Наморщила лоб и попыталась вызвать в памяти вчерашний вечер, но это не удалось. Последнее, что помню, – как я поехала к острову, увидела подростков и повернула обратно домой. Все остальное было скрыто в тумане.

Я с усилием села на кровати и снова почувствовала изжогу. «Девятая неделя, – услышала я голос врача, – вы на девятой неделе. Вы правда ничего не подозревали?» Нет, действительно, не подозревала. «Усталость, – уверяла я, – просто эта постоянная усталость, которая никуда не исчезала, сколько бы я ни спала, – вот что заставило меня обратиться за помощью». – «Ну вот, теперь все прояснилось», – сказала врач и любезно улыбнулась. Я ушла оттуда, не рассказав всю правду. Не показав отметины на бедрах.

Осторожно положив руку на крестец, я встала. Конечно, надо было постараться снова уснуть, но я боялась опять провалиться в кошмарный сон. Так что вместо этого я пошла на кухню, где выпила стакан воды, потом сходила в туалет, умылась и протерла глаза и щеки. Когда я отняла ладони от лица и взглянула в зеркало, мне сперва показалось, что вижу там маму. Я вздрогнула и попятилась. Потом заметила темную отметину на шее и отвернулась от зеркала, чтобы более ее не видеть. Насколько мы с мамой похожи? Могла бы она оказаться на моем месте? Что бы она предприняла в этой ситуации?

Я опустилась на крышку унитаза. Мама… Она звонила мне еще несколько раз, но когда я видела на экране ее хорошо знакомый номер, я не отвечала. Что мы могли сказать друг другу? Ничего. Возможно, она тоже это понимала, в любом случае она больше не оставляла голосовых сообщений. Если не считать маминых безуспешных попыток связаться со мной, в эти дни мне никто не звонил. Никто. Я нагнулась вперед, обхватила себя руками. Одинока, всегда так одинока. Потом снова выпрямила спину, заставила себя поднять подбородок. Почему кто-то должен мне звонить, я ведь в отпуске. Кто захочет меня беспокоить?

Сама я, конечно, тоже никому не давала о себе знать. Кроме Алекса. Хотя уже окончательно уверилась, что в этом нет никакого смысла, я все-таки иногда звонила ему. Не то чтобы я ждала, что он внезапно мне ответит. Всерьез нет. Я уже более или менее смирилась с мыслью, что он никогда этого не сделает. Что телефон лежит в таком месте, где никто не может услышать звонок.

Я наконец-то вышла из ванной и стала пробираться обратно сквозь тьму. Как чужак, как взломщик. Здесь я была не в своей тарелке. Дом будто бы чувствовал это, стены словно очнулись и недовольно нависали надо мной. Недовольно или даже с ненавистью. Я зашла в гостиную.

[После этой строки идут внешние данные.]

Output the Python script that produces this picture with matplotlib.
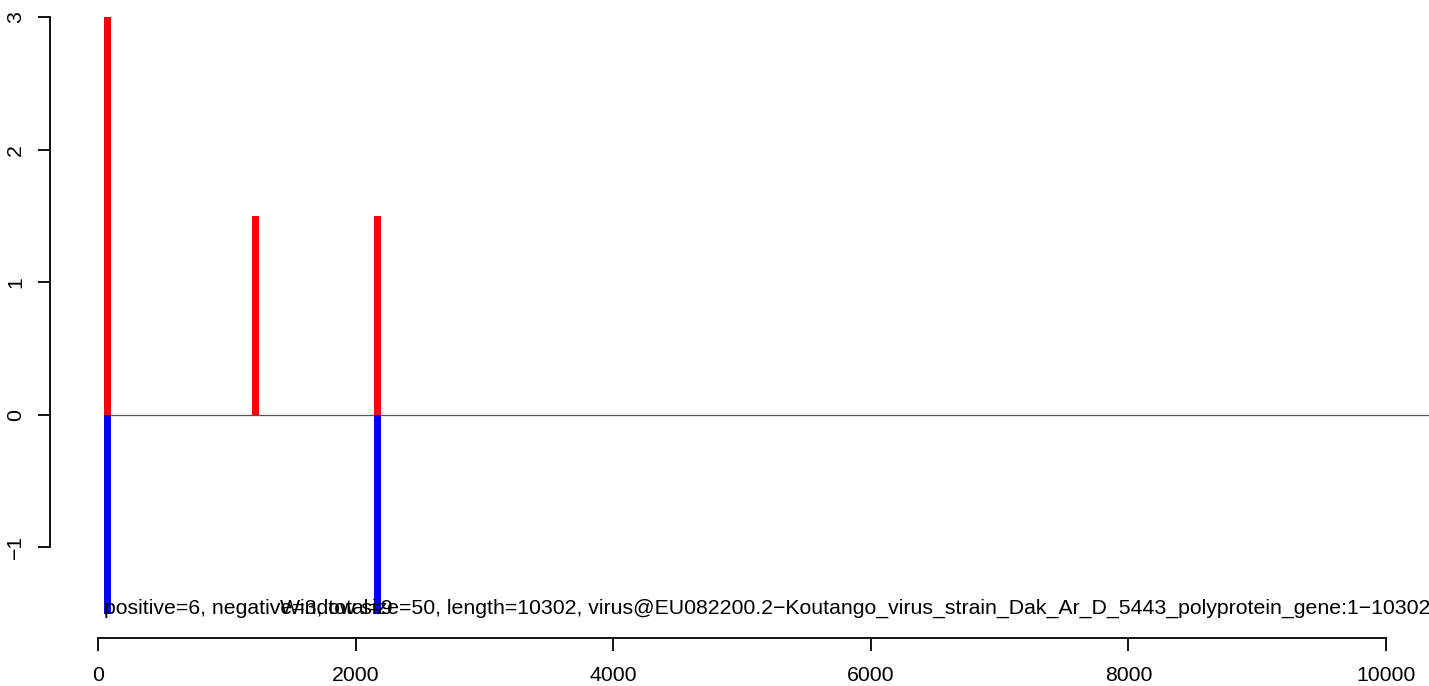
import matplotlib
matplotlib.use("Agg")
import matplotlib.pyplot as plt

plt.rcParams['font.family'] = ['Liberation Sans', 'DejaVu Sans']

# window positions and scores
pos_x = [72, 1223, 2168]
pos_val = [3, 1.5, 1.5]
neg_x = [72, 2168]
neg_val = [-1.5, -1.5]
seq_len = 10302
win = 50
n_pos, n_neg = 6, 3
name = "virus@EU082200.2\u2212Koutango_virus_strain_Dak_Ar_D_5443_polyprotein_gene:1\u221210302"

W, H = 1429, 686
fig = plt.figure(figsize=(W / 100, H / 100), dpi=100)
# axes: left spine at px 50, right at figure edge, top y=17, bottom y=638
ax = fig.add_axes([50 / W, (H - 638) / H, (W - 50) / W, (638 - 17) / H])

px_per_unit = (1386 - 98) / 10000
ax.set_xlim((50 - 98) / px_per_unit, (W - 98) / px_per_unit)
ypx = (547 - 17) / 4
ax.set_ylim(-(638 - 415) / ypx, 3)

bw = 56
fs = 15.3
ax.hlines(0, pos_x[0] - bw / 2, seq_len + 100, color='#555555', lw=0.9, zorder=1)
ax.bar(pos_x, pos_val, width=bw, color='red', zorder=2)
ax.bar(neg_x, neg_val, width=bw, color='blue', zorder=2)

ax.text(pos_x[0] - bw / 2 + 3, -1.5, "positive=%d, negative=%d, total=%d" % (n_pos, n_neg, n_pos + n_neg),
        ha='left', va='baseline', fontsize=fs)
ax.text(1413, -1.5, "Window size=%d, length=%d, %s" % (win, seq_len, name),
        ha='left', va='baseline', fontsize=fs)

for s in ['top', 'right']:
    ax.spines[s].set_visible(False)
ax.spines['left'].set_bounds(-1, 3)
ax.spines['bottom'].set_bounds(0, 10000)
for s in ['left', 'bottom']:
    ax.spines[s].set_linewidth(1.3)

ax.set_xticks([0, 2000, 4000, 6000, 8000, 10000])
ax.set_yticks([-1, 0, 1, 2, 3])
ax.set_yticklabels(['\u22121', '0', '1', '2', '3'], rotation=90, va='center')
ax.tick_params(axis='both', length=9, width=1.3, labelsize=fs)
ax.tick_params(axis='x', pad=11)
ax.tick_params(axis='y', pad=9)

fig.savefig("out.png", dpi=100)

Покрытая мраком, она выглядит совсем по-другому, вдоль стен прячутся зловещие призраки, по углам жмутся, скрючившись, темные фигуры. Я поспешно нахожу рукой выключатель. Как только комнату заливает свет, все эти сгорбленные, зловещие тени превращаются в мебель. Все тот же потрепанный диван, низкий столик и неудобные кресла, что и обычно.

В самом большом окне, которое выходит на веранду и в сад, обнаруживаю зеркальную версию комнаты. Она словно отдельная вселенная, выхваченная светом посреди тьмы. Я вижу лампу на потолке и потертую мебель, различаю даже абстрактные картины на стенах. И в центре комнаты вижу себя, свое собственное отражение. Расплывчатую фигуру в белой ночной рубашке и два темных, воспаленных пятна на месте глаз. Потом вижу ее.

По фигуре видно, что это женщина. Но она ниже меня, худее и угловатее. И если я стою в свете лампы, то она скрывается в темноте. Я смотрю на нее и думаю, что знаю, кто она. Она – это я. Более молодая, неиспорченная версия меня. Она – это девочка, которая осталась, когда исчез ее отец, молодая женщина, какой я была до Алекса. Какое-то короткое мгновение образ меня самой в оконном стекле кажется реальным и в чем-то утешительным.

Но мое сознание внезапно просыпается. «Посмотри вокруг», – говорит оно. Я подчиняюсь. Мебель, картины, комната – все освещено, в том числе и я сама. Но та, другая, маячит как призрачная тень. Все дело в том, что она не стоит под зажженной лампой. Она не находится здесь, в гостиной. Она стоит снаружи, на веранде. И заглядывает внутрь.